Recorded data:
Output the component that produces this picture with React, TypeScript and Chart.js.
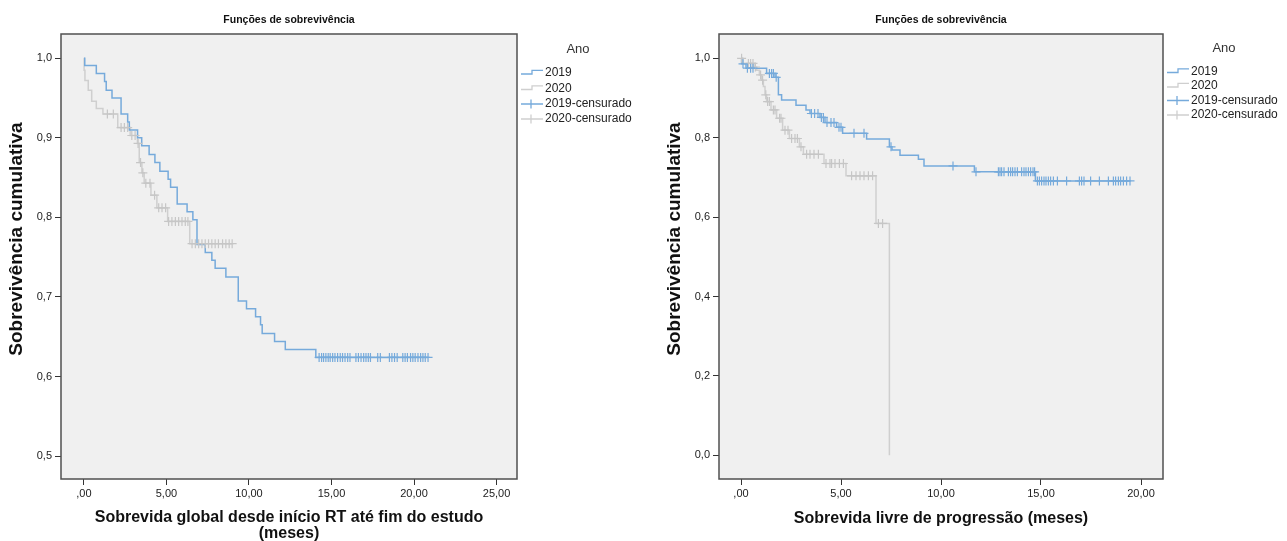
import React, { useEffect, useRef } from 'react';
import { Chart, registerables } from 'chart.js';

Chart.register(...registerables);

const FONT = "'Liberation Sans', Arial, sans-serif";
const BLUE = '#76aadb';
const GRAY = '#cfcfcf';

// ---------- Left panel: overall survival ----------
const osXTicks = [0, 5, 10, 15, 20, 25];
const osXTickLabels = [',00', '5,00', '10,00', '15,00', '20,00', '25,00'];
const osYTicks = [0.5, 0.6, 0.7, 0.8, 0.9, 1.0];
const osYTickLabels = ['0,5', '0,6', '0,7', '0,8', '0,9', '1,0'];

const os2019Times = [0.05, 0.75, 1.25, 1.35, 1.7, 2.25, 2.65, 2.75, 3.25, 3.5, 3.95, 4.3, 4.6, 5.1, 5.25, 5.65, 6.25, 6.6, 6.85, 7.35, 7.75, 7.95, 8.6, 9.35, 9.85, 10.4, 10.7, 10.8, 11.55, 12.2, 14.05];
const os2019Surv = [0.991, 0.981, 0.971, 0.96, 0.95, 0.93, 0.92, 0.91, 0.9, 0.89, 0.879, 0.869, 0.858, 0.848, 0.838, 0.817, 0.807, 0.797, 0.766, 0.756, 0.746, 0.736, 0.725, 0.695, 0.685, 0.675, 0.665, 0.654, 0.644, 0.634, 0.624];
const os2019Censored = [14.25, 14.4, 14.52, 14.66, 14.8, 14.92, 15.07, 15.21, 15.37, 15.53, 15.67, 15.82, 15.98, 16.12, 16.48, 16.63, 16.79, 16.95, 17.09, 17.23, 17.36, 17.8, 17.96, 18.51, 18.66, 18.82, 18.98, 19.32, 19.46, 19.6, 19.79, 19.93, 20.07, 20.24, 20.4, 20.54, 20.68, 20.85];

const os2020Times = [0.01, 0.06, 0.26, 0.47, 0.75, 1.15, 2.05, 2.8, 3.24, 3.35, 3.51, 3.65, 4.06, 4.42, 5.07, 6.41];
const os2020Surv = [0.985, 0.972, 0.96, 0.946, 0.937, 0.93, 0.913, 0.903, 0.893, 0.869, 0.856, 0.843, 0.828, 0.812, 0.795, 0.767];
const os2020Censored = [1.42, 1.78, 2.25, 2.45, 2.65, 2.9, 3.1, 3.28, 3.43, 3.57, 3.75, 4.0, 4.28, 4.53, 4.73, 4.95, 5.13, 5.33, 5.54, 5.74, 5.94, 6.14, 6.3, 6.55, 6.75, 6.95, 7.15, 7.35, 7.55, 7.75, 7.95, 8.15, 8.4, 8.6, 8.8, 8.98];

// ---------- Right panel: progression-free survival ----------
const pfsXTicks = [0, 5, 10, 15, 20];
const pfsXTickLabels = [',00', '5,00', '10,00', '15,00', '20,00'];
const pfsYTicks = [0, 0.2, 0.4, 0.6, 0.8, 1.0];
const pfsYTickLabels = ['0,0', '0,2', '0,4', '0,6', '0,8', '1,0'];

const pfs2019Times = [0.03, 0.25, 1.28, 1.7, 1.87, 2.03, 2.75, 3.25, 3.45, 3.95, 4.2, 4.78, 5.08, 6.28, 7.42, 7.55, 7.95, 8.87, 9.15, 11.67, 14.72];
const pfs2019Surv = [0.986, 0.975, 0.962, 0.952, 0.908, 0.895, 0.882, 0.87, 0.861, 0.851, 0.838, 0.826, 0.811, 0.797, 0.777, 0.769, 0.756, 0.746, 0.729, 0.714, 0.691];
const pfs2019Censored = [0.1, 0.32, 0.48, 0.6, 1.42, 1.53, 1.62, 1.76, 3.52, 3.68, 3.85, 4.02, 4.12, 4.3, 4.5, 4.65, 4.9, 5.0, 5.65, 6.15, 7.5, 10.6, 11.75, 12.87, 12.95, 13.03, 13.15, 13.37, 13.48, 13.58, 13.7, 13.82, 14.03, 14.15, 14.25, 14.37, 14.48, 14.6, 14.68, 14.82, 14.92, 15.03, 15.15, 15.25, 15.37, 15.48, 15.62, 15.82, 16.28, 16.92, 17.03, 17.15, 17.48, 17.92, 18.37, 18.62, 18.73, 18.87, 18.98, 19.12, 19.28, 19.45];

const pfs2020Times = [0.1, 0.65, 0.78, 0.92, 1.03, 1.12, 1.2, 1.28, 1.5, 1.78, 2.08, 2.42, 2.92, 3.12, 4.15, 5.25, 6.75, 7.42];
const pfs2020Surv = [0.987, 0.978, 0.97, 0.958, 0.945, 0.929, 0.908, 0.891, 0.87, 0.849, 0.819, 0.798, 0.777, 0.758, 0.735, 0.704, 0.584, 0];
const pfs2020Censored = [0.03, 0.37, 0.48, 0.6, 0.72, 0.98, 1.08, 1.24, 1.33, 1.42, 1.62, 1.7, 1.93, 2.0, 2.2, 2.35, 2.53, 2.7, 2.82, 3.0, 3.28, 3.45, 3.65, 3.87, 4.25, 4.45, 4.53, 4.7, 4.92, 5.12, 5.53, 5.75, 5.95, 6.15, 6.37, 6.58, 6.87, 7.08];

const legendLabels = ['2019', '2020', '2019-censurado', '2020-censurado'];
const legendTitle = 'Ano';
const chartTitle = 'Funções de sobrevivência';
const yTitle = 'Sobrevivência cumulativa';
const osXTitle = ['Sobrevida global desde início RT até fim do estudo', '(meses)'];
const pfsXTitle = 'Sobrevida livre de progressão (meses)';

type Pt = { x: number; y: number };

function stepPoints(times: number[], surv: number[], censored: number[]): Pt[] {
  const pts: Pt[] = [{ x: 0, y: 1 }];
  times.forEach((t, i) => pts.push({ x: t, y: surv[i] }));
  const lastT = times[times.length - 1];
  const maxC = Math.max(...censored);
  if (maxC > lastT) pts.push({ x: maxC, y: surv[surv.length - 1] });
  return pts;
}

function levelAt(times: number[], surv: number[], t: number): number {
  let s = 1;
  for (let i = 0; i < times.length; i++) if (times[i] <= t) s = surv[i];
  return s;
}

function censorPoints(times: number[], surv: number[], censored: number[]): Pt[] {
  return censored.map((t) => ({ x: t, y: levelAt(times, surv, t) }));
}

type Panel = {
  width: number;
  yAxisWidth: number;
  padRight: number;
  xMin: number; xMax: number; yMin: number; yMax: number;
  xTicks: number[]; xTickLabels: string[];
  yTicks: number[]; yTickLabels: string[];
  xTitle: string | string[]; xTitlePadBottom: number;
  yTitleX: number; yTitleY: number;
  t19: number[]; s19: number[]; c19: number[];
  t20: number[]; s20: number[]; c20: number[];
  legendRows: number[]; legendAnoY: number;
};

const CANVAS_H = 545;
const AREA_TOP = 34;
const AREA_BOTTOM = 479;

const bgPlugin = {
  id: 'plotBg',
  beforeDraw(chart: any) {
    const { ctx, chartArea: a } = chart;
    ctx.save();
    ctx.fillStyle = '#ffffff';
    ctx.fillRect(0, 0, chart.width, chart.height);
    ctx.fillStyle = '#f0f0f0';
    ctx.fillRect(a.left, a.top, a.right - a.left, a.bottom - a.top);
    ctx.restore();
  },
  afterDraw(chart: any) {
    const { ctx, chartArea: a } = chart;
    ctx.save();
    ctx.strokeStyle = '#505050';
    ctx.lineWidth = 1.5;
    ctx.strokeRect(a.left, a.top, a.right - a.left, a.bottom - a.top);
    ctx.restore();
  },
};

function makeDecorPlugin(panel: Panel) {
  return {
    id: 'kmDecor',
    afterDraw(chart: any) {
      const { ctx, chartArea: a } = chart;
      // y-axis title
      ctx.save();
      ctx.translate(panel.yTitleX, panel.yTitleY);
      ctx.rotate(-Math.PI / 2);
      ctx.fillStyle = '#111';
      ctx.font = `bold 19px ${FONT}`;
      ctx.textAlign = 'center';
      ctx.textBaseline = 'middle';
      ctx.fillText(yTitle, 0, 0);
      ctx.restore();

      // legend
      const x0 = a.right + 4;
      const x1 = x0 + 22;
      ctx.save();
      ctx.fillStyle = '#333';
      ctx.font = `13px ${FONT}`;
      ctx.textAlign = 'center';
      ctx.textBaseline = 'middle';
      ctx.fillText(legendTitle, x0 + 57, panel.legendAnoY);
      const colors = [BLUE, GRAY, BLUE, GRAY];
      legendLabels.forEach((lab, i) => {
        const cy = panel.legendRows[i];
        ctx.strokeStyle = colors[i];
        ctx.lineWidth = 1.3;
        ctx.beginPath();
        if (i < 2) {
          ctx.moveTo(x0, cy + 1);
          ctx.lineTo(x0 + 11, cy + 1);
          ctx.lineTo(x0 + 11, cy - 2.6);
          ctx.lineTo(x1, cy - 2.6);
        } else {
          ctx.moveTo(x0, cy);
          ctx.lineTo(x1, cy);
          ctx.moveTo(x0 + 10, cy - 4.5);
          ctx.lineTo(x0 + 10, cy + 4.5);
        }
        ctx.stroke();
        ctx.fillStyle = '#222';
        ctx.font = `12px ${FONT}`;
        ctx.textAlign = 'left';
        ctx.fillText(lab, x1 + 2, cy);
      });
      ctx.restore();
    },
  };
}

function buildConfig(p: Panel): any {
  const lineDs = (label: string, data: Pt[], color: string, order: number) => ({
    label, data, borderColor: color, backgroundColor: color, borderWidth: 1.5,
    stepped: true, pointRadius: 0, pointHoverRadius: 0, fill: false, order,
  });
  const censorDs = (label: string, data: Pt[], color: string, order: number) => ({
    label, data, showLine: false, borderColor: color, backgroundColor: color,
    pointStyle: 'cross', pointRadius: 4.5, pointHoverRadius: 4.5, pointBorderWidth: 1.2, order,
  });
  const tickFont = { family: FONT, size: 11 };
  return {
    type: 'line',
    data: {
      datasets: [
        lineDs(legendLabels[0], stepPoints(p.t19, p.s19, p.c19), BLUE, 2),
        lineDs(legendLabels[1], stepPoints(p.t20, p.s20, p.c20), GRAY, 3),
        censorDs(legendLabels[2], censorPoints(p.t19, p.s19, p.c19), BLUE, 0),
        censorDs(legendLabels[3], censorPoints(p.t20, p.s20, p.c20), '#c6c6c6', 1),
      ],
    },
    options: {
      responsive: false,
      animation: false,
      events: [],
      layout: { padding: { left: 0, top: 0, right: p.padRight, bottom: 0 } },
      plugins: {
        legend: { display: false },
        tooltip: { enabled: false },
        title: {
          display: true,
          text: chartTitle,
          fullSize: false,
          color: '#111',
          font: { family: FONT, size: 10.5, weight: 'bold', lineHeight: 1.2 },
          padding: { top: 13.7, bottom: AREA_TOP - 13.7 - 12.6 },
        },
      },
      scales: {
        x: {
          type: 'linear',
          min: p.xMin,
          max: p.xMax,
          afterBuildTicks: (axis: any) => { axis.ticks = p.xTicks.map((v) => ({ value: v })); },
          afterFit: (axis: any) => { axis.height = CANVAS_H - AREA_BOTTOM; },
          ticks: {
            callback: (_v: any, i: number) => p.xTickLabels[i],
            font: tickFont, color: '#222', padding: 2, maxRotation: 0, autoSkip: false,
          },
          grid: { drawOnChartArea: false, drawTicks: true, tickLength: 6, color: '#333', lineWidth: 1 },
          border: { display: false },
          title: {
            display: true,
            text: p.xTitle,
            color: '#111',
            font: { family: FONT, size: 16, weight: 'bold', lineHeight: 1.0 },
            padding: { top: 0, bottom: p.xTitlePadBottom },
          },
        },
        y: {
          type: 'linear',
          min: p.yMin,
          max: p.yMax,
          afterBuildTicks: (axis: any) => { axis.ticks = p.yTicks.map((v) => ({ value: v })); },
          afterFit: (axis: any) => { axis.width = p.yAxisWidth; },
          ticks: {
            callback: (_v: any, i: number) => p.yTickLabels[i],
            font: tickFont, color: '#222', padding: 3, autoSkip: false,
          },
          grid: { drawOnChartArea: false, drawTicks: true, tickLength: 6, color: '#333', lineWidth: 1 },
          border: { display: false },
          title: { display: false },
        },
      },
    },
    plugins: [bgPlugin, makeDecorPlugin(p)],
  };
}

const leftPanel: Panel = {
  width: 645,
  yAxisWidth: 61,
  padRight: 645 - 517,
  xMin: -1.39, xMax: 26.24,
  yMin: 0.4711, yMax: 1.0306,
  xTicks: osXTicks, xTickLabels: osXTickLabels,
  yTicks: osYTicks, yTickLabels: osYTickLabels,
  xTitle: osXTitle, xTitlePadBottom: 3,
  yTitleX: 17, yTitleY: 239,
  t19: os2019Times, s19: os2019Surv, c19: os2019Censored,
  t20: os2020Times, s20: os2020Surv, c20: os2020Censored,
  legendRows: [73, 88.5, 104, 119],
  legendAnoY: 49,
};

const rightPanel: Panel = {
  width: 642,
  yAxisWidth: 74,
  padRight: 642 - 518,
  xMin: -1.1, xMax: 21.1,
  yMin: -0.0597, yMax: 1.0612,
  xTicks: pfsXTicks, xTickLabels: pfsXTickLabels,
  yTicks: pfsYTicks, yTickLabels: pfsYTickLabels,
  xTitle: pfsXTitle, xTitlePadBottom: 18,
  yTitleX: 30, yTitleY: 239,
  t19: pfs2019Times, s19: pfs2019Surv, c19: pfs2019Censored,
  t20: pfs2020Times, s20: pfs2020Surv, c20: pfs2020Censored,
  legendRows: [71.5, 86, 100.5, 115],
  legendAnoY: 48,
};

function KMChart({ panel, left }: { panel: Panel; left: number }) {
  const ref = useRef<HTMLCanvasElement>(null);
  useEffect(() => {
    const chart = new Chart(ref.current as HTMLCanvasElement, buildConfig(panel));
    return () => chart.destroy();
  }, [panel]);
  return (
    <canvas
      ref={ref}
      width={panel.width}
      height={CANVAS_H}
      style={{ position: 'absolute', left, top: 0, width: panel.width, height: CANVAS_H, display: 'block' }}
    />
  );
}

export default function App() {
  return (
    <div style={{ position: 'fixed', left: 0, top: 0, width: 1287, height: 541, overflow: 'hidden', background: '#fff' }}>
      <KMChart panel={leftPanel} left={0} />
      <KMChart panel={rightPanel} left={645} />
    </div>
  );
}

Task requirements: Please take the lines from the beginning of the data above through the line holding "const GRAY = '#cfcfcf';" and transcribe them exactly, without any pictures.

Finished answer:
Output the component that produces this picture with React, TypeScript and Chart.js.
import React, { useEffect, useRef } from 'react';
import { Chart, registerables } from 'chart.js';

Chart.register(...registerables);

const FONT = "'Liberation Sans', Arial, sans-serif";
const BLUE = '#76aadb';
const GRAY = '#cfcfcf';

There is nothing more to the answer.